[EXERCISE OBJECTIVE]
Repeat every line exactly, keeping the pictures out of the copy.

--

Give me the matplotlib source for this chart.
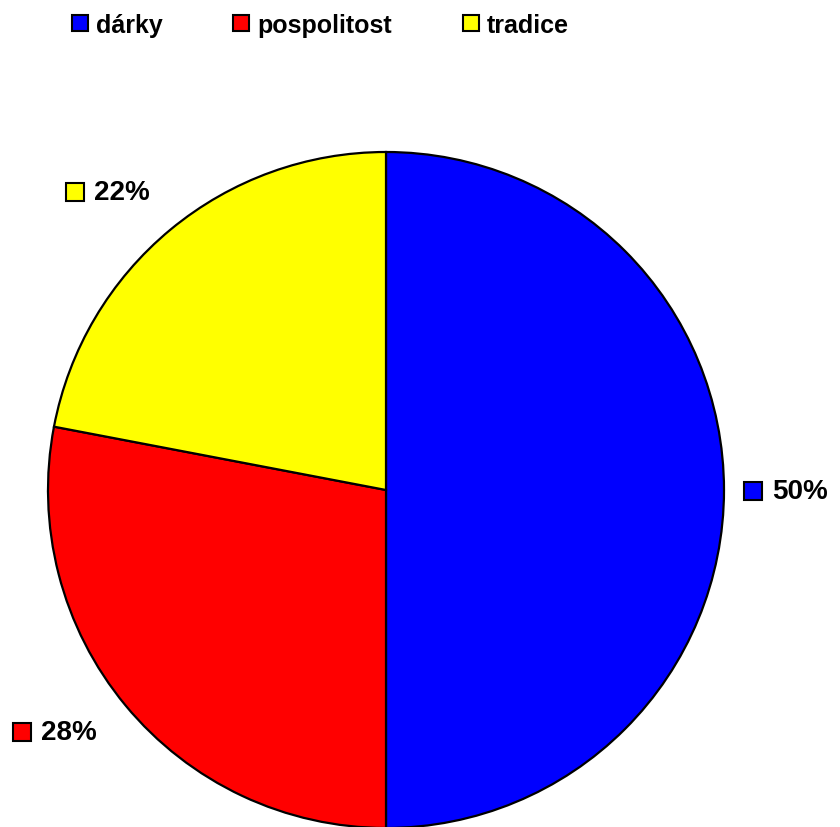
import matplotlib.pyplot as plt
from matplotlib.patches import Rectangle

plt.rcParams['font.family'] = ['Liberation Sans', 'DejaVu Sans']

categories = ["dárky", "pospolitost", "tradice"]
shares = [50, 28, 22]
colors = ["#0000ff", "#ff0000", "#ffff00"]

W, H = 840, 828

fig = plt.figure(figsize=(8.4, 8.28), dpi=100)
ax = fig.add_axes([0, 0, 1, 1])
ax.pie(shares, colors=colors, startangle=90, counterclock=False,
       center=(386, H - 491), radius=338,
       wedgeprops=dict(edgecolor="black", linewidth=1.6))
ax.set_xlim(0, W)
ax.set_ylim(0, H)
ax.axis("off")

# legend across the top (marker left x, centre y in pixels)
legend_x = [72, 233, 463]
for x, name, c in zip(legend_x, categories, colors):
    ax.add_patch(Rectangle((x, H - 24 - 8), 16, 16, facecolor=c,
                           edgecolor="black", linewidth=1.5, clip_on=False))
    ax.text(x + 24, H - 26, name, fontsize=18, fontweight="bold",
            ha="left", va="center")

# percentage labels next to the slices
label_pos = [(744, 492), (13, 733), (66, 193)]
for (x, y), v, c in zip(label_pos, shares, colors):
    ax.add_patch(Rectangle((x, H - y - 9), 18, 18, facecolor=c,
                           edgecolor="black", linewidth=1.5, clip_on=False))
    ax.text(x + 28, H - y, f"{v}%", fontsize=20, fontweight="bold",
            ha="left", va="center")

fig.savefig("out.png", dpi=100)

--

[ANSWER TO THE EXERCISE]
Give me the matplotlib source for this chart.
import matplotlib.pyplot as plt
from matplotlib.patches import Rectangle

plt.rcParams['font.family'] = ['Liberation Sans', 'DejaVu Sans']

categories = ["dárky", "pospolitost", "tradice"]
shares = [50, 28, 22]
colors = ["#0000ff", "#ff0000", "#ffff00"]

W, H = 840, 828

fig = plt.figure(figsize=(8.4, 8.28), dpi=100)
ax = fig.add_axes([0, 0, 1, 1])
ax.pie(shares, colors=colors, startangle=90, counterclock=False,
       center=(386, H - 491), radius=338,
       wedgeprops=dict(edgecolor="black", linewidth=1.6))
ax.set_xlim(0, W)
ax.set_ylim(0, H)
ax.axis("off")

# legend across the top (marker left x, centre y in pixels)
legend_x = [72, 233, 463]
for x, name, c in zip(legend_x, categories, colors):
    ax.add_patch(Rectangle((x, H - 24 - 8), 16, 16, facecolor=c,
                           edgecolor="black", linewidth=1.5, clip_on=False))
    ax.text(x + 24, H - 26, name, fontsize=18, fontweight="bold",
            ha="left", va="center")

# percentage labels next to the slices
label_pos = [(744, 492), (13, 733), (66, 193)]
for (x, y), v, c in zip(label_pos, shares, colors):
    ax.add_patch(Rectangle((x, H - y - 9), 18, 18, facecolor=c,
                           edgecolor="black", linewidth=1.5, clip_on=False))
    ax.text(x + 28, H - y, f"{v}%", fontsize=20, fontweight="bold",
            ha="left", va="center")

fig.savefig("out.png", dpi=100)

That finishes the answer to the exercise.